> [Challenge]
Quote the lines exactly, starting with the line that contains "Generate a web" and ending with the line that contains "const points = inflation.map((v, i)", and leave out all other lines.

> [The records]

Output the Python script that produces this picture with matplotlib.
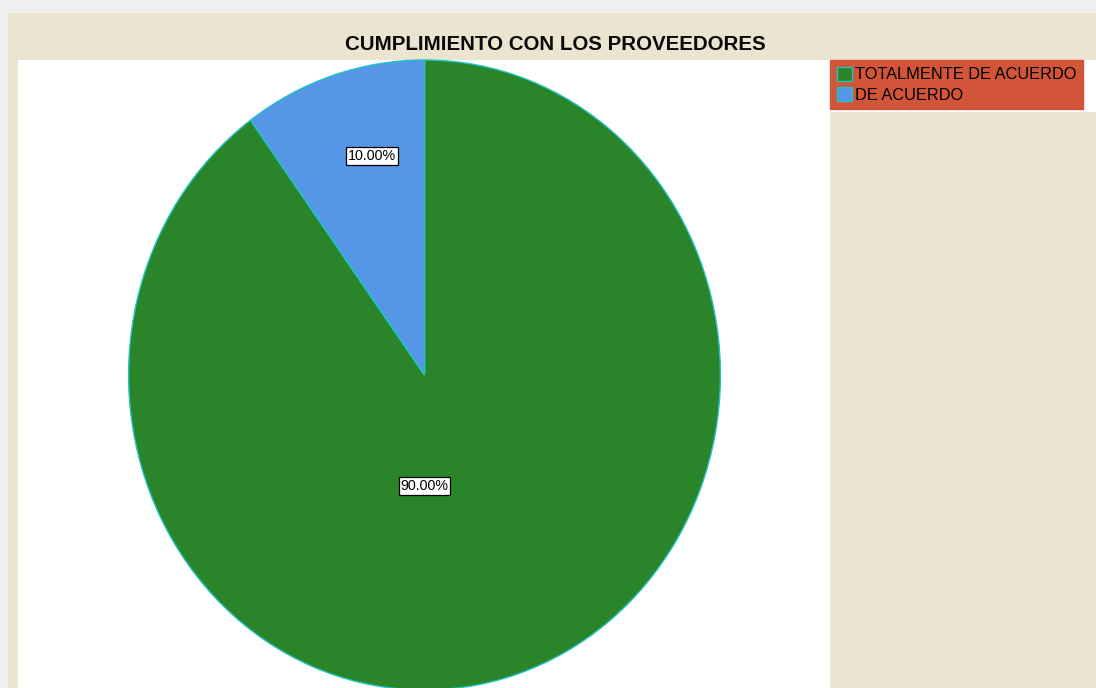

---

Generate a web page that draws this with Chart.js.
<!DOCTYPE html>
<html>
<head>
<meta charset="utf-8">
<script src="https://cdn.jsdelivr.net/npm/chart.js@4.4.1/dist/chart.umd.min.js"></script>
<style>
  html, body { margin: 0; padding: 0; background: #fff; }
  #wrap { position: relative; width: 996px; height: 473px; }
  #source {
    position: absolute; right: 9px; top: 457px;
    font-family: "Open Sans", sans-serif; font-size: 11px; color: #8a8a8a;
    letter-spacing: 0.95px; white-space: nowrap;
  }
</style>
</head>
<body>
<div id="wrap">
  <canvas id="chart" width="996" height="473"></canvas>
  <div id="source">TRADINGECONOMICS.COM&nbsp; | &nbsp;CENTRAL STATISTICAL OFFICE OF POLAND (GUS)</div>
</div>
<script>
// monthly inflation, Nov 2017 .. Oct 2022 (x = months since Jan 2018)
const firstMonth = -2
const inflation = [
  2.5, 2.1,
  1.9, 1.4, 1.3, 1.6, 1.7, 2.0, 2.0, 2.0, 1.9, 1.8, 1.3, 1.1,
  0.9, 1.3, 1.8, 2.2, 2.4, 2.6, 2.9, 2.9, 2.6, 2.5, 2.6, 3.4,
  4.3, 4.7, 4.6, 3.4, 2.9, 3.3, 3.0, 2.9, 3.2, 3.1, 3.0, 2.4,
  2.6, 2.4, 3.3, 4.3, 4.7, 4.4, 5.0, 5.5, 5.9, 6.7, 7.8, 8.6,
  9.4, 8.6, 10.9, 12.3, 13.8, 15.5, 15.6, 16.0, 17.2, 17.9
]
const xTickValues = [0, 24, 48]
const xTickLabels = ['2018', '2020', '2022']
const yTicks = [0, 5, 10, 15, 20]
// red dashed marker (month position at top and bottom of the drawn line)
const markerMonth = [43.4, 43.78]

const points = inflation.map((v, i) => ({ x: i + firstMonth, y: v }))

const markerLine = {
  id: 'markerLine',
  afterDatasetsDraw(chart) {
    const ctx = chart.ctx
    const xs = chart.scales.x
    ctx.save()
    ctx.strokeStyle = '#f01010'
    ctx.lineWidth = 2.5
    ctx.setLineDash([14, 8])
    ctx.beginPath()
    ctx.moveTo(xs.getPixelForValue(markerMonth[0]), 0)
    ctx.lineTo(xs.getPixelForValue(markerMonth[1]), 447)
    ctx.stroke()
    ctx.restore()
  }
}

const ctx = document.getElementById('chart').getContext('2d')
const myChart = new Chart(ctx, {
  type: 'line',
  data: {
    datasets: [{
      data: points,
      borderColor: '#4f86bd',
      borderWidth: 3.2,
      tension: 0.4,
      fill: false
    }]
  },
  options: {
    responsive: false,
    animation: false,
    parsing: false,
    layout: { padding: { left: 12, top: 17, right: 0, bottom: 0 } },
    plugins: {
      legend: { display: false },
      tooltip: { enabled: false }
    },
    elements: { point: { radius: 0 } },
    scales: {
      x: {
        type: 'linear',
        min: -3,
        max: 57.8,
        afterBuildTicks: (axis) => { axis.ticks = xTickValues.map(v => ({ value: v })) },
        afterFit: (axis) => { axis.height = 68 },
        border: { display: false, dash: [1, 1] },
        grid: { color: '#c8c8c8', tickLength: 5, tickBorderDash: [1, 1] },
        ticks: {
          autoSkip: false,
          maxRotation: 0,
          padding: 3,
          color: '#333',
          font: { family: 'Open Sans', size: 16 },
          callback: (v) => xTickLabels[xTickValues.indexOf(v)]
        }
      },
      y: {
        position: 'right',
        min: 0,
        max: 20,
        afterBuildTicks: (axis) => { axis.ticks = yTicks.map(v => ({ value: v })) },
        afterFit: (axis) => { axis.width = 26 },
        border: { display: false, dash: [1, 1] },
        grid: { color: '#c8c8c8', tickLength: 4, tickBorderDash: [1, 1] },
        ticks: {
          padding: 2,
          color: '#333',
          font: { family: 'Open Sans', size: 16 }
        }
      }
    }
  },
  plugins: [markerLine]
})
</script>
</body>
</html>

> [Output below]
Generate a web page that draws this with Chart.js.
<!DOCTYPE html>
<html>
<head>
<meta charset="utf-8">
<script src="https://cdn.jsdelivr.net/npm/chart.js@4.4.1/dist/chart.umd.min.js"></script>
<style>
  html, body { margin: 0; padding: 0; background: #fff; }
  #wrap { position: relative; width: 996px; height: 473px; }
  #source {
    position: absolute; right: 9px; top: 457px;
    font-family: "Open Sans", sans-serif; font-size: 11px; color: #8a8a8a;
    letter-spacing: 0.95px; white-space: nowrap;
  }
</style>
</head>
<body>
<div id="wrap">
  <canvas id="chart" width="996" height="473"></canvas>
  <div id="source">TRADINGECONOMICS.COM&nbsp; | &nbsp;CENTRAL STATISTICAL OFFICE OF POLAND (GUS)</div>
</div>
<script>
// monthly inflation, Nov 2017 .. Oct 2022 (x = months since Jan 2018)
const firstMonth = -2
const inflation = [
  2.5, 2.1,
  1.9, 1.4, 1.3, 1.6, 1.7, 2.0, 2.0, 2.0, 1.9, 1.8, 1.3, 1.1,
  0.9, 1.3, 1.8, 2.2, 2.4, 2.6, 2.9, 2.9, 2.6, 2.5, 2.6, 3.4,
  4.3, 4.7, 4.6, 3.4, 2.9, 3.3, 3.0, 2.9, 3.2, 3.1, 3.0, 2.4,
  2.6, 2.4, 3.3, 4.3, 4.7, 4.4, 5.0, 5.5, 5.9, 6.7, 7.8, 8.6,
  9.4, 8.6, 10.9, 12.3, 13.8, 15.5, 15.6, 16.0, 17.2, 17.9
]
const xTickValues = [0, 24, 48]
const xTickLabels = ['2018', '2020', '2022']
const yTicks = [0, 5, 10, 15, 20]
// red dashed marker (month position at top and bottom of the drawn line)
const markerMonth = [43.4, 43.78]

const points = inflation.map((v, i) => ({ x: i + firstMonth, y: v }))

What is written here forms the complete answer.